My noble friend asked who has been consulted. A consultation document has been circulated to all the interested parties including the national parks authorities and the Countryside Commission. I will be happy to write to my noble friend as he suggested to amplify these matters if he feels concerned about this. My noble friend Lady Elliot said that she was concerned about the limitation that had been put on the scheme with regard to labour units. I think in fact she is in some error here, because the schemes will apply to all farms of any size which are carrying out improvements under these schemes. They will not be restricted to the larger farms; indeed smaller farms will be able to claim as well. I think my noble friend is under a misapprehension.
My noble friend Lord Caithness referred to the possibility that the limit of the grant will be lowered because of the value of the green pound. That is perfectly true; if the green pound goes up or goes down the limit will alter accordingly. He is also quite right to refer to the difficulty which can be experienced between a farm and horticultural development scheme and a farm capital grant scheme. At the moment, because there is no limit on either, we can operate both, but when there is a limit on the Farm and Horticulture Development Scheme it will not be possible to operate a farm capital grant scheme at the same time because that will, in fact, impinge on the Farm and Horticulture Development Scheme because it will mean that the limits will not be able to be adhered to if one has two schemes going at the same time.
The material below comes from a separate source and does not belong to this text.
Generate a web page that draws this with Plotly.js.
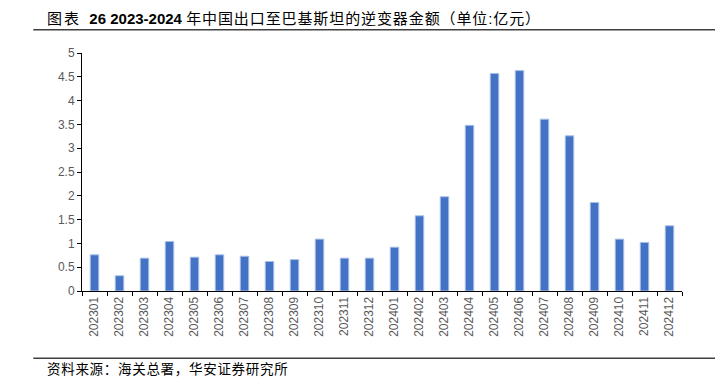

I would merely add, if I may, because I know that this is of concern to the noble Lord, that in about August, when it is hoped that the newer schemes will come out, it is also hoped that they will be easier and more flexible, and that the Farm and Horticulture Development Scheme may be more flexible than it is now and the problem which I think he sees will, I hope, not materialise to too great an extent. However, I see that between now and the latter part of the summer it could be a problem. I hope that I have answered the points which have been made and that your 1627 Lordships' House will approve these two schemes.